Muito se discute sobre a construção de um país melhor e mais justo. Dedicar-se à construção de uma sociedade menos desigual, na qual a efetivação de direitos não dependa da cordialidade, dos laços de sangue e dos amigos do rei, é um projeto que está presente na Constituição da República de 1988, mas que não sairá do papel sem a luta por sua concretização.
A nossa sociedade está fundada em bases ainda muito vinculadas à herança rural e escravocrata, sendo comum invocar os ideais liberais ao vento, as palavras estrangeiras com gosto, ao mesmo tempo em que seres humanos são tratados como objeto e a palavra “povo” exclui a grande maioria da população.
Apesar da industrialização e do crescimento das cidades, da vinda de povos de várias partes do mundo para cá, o que formou uma singularidade na nossa formação, seguimos desterrados em nossa própria terra, apegado a outros modelos de sociedade e presos ao tratamento com naturalidade das injustiças e das desigualdades sociais.
A sensação de que certas coisas sempre foram de determinada forma, sem possibilidade de mudança, ou o recurso a uma suposta passividade do povo brasileiro na superação de seus problemas dão a tônica no senso comum na hora de justificar nossos insucessos e as disparidades socioeconômicas.
Ao mesmo tempo, a tradição apegada aos brasões e à fidalguia, às posições decorrentes das conquistas decorrentes de esforço pessoal, cujo descendente direto são as posições no Estado, com as togas de juízes e promotores, faz dos ocupantes desses cargos detentores de um título, e não portadores de um dever na efetivação do projeto constitucional.
As instituições do sistema de justiça colocam-se frequentemente acima da maior parte da população, de forma intocada e distante, valendo-se das pompas e circunstâncias, dos salões acarpetados, das togas e do linguajar improdutivo.
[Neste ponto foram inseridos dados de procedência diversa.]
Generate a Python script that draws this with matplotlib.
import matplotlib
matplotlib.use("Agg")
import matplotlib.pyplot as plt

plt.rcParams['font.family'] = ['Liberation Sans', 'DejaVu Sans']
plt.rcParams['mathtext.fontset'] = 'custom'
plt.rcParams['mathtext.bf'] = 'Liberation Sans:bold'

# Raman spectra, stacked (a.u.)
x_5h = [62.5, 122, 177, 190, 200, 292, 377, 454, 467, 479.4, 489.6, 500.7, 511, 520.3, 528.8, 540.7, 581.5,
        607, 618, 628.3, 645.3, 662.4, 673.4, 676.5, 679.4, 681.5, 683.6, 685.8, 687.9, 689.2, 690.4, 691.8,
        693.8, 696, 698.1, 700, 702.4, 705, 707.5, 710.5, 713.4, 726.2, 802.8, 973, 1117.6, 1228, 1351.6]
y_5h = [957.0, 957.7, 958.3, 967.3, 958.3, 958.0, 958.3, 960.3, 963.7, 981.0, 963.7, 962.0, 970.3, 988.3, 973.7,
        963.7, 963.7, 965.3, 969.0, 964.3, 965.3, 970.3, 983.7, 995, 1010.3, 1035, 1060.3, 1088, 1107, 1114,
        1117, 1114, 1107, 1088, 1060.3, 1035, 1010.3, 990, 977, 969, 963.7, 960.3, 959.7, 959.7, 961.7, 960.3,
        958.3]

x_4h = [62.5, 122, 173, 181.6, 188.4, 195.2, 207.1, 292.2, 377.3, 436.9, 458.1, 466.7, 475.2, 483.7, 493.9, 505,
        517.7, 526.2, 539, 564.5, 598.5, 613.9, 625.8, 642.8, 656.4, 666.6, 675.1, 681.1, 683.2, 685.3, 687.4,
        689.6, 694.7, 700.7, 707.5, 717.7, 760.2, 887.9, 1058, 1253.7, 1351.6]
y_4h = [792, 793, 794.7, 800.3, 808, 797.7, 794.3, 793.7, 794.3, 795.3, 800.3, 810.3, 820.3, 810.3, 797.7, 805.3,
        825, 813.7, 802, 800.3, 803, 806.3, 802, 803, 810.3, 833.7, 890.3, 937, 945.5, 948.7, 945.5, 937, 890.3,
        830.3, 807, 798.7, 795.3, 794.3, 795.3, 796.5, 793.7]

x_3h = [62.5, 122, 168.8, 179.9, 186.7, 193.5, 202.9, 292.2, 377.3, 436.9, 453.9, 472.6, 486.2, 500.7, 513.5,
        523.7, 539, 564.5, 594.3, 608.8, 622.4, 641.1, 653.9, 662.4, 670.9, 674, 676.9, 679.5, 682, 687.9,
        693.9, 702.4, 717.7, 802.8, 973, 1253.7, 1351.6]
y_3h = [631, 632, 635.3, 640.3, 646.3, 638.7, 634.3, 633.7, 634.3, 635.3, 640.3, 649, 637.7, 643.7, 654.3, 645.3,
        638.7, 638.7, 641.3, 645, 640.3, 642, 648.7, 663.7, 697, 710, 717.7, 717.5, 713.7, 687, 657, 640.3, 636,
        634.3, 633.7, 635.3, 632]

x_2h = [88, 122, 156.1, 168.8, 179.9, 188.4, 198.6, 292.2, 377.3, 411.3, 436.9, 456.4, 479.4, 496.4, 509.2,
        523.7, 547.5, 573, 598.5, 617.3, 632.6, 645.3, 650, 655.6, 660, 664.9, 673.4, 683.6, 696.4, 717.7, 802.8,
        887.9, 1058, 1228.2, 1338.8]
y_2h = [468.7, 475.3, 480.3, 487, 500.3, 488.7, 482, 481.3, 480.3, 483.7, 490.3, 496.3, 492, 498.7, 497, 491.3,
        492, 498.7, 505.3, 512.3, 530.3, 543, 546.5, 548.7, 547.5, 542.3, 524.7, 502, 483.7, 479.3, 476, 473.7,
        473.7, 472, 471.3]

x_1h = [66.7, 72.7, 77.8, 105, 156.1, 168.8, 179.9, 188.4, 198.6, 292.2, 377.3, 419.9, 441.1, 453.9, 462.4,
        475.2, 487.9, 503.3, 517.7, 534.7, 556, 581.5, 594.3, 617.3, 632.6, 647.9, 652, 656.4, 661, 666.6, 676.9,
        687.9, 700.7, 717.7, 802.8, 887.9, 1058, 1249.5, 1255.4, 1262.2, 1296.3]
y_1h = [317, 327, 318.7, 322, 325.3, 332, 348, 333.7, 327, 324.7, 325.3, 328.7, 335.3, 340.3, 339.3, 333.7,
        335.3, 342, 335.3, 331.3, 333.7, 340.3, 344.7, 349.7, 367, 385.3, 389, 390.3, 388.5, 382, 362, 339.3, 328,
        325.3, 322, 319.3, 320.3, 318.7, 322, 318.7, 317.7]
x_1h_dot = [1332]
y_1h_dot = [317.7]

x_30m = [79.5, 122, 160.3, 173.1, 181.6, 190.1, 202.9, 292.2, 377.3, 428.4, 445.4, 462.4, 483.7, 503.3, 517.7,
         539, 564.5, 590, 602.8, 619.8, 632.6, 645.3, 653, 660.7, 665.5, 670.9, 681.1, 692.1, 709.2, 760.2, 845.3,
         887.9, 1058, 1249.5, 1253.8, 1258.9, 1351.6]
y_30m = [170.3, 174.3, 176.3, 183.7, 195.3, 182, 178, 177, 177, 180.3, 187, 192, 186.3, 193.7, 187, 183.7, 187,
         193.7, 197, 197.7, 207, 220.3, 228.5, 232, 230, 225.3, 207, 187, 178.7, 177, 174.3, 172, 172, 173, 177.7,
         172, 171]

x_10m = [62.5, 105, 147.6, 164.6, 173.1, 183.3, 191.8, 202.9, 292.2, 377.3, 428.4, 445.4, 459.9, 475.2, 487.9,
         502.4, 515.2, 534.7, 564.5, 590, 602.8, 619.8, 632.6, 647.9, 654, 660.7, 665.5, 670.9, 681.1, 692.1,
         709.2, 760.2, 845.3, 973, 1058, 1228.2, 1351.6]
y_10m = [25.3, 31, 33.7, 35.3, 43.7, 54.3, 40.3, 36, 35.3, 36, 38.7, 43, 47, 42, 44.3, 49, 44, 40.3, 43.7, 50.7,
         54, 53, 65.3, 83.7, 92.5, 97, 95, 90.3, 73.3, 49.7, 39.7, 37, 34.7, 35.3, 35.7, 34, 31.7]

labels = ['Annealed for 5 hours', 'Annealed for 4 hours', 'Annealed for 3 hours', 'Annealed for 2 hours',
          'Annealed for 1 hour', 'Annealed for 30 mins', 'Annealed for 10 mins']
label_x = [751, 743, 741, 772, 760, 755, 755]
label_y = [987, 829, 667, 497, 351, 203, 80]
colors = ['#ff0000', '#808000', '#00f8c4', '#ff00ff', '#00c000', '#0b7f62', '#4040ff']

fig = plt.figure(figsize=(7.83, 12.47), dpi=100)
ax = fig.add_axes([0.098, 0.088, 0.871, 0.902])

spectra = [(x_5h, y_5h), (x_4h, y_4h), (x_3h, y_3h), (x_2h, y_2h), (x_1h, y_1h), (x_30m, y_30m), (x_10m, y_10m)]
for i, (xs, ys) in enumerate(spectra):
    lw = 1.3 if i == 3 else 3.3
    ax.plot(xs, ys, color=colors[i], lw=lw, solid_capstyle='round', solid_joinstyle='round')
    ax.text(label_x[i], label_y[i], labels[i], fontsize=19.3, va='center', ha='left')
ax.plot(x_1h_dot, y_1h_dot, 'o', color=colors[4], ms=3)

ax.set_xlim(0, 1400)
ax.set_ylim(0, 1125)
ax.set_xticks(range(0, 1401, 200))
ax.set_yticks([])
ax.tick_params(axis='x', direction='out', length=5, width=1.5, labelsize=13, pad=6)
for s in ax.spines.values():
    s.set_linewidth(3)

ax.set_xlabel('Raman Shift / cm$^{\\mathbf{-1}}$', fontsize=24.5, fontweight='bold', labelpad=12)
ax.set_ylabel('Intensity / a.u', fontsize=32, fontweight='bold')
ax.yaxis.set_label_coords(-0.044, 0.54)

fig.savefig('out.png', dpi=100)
Perpetuam a desigualdade invocando a letra fria da lei, mantendo o status quo em favor da harmonia entre os poderes constituídos e do combate a qualquer subversão dos princípios sobre os quais se funda a ordem constituída.
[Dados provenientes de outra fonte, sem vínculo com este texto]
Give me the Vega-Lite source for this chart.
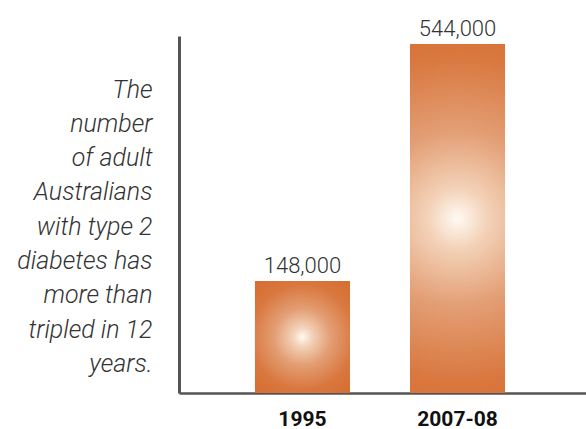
{
  "$schema": "https://vega.github.io/schema/vega-lite/v6.json",
  "autosize": {"type": "none"},
  "padding": {"left": 179, "top": 36, "right": 0, "bottom": 36},
  "width": 407,
  "height": 357,
  "background": "white",
  "config": {"view": {"stroke": null}},
  "data": {"values": [
    {"period": "1995", "adults": 148000},
    {"period": "2007-08", "adults": 544000}
  ]},
  "encoding": {
    "x": {
      "field": "period", "type": "nominal", "sort": null,
      "scale": {"paddingInner": 0.387, "paddingOuter": 0.506, "align": 0.484},
      "axis": {
        "title": null, "labelAngle": 0, "ticks": false, "tickSize": 0, "grid": false,
        "domainColor": "#555555", "domainWidth": 2.5,
        "labelFont": "Roboto", "labelFontWeight": "bold", "labelFontSize": 21,
        "labelColor": "#111111", "labelPadding": 15
      }
    },
    "y": {
      "field": "adults", "type": "quantitative",
      "scale": {"domain": [-39140, 557367], "nice": false, "zero": false},
      "axis": {
        "labels": false, "ticks": false, "grid": false,
        "domainColor": "#555555", "domainWidth": 3,
        "title": ["The", "number", "of adult", "Australians", "with type 2", "diabetes has", "more than", "tripled in 12", "years."],
        "titleAngle": 0, "titleAlign": "right", "titleBaseline": "alphabetic",
        "titleX": -27, "titleY": 61, "titleLineHeight": 34.3,
        "titleFont": "Roboto", "titleFontWeight": 300, "titleFontStyle": "italic",
        "titleFontSize": 25, "titleColor": "#333333"
      }
    }
  },
  "layer": [
    {
      "mark": {
        "type": "bar",
        "fill": {
          "gradient": "radial",
          "x1": 0.5, "y1": 0.5, "x2": 0.5, "y2": 0.5, "r1": 0, "r2": 0.72,
          "stops": [
            {"offset": 0, "color": "#fffaf4"},
            {"offset": 0.12, "color": "#f3d2b8"},
            {"offset": 0.35, "color": "#e39e74"},
            {"offset": 0.65, "color": "#d9773e"},
            {"offset": 1, "color": "#d46a2c"}
          ]
        }
      },
      "encoding": {"y2": {"datum": -39140}}
    },
    {
      "mark": {"type": "text", "baseline": "alphabetic", "dy": -8, "font": "Roboto", "fontWeight": 300, "fontSize": 22, "color": "#333333"},
      "encoding": {"text": {"field": "adults", "type": "quantitative", "format": ","}}
    }
  ]
}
Discutir o país que queremos e que devemos construir passa pela superação desse estado de coisas e pela derrubada dessa barreira.
É necessário que as injustiças perpetradas cotidianamente deixem de ser consideradas um mero acidente nas instituições do sistema de justiça, devendo a complexidade das questões ser efetivamente considerada para uma aplicação mais justa do direito, em que o distanciamento da toga, do linguajar e da verdade dos códigos ceda ao reconhecimento dos direitos, em contraponto à frieza do papel e perto de uma realidade concretamente vivenciada.
Ao Ministério Público, em especial ao Ministério Público Federal (MPF), instituição aliada da sociedade civil na concretização de direitos, está reservado um papel proativo na interlocução com movimentos sociais e com os cidadãos, sem hierarquia, apresentando-se como parceiro nas lutas pela efetivação do projeto constitucional e na compreensão da realidade que vai além da abstração das leis.
Não cabe ao MPF substituir o protagonismo da sociedade no dever de reivindicar direitos, debater os nossos problemas e construir soluções. Deve, sim, o MPF estar junto, fazer contribuições, veicular demandas e, sempre que necessário, especialmente quando imprescindível, exercer o seu papel institucional. Assim, em constante movimento, contribui para o fortalecimento da nossa democracia e da apropriação por todos de seus aparatos.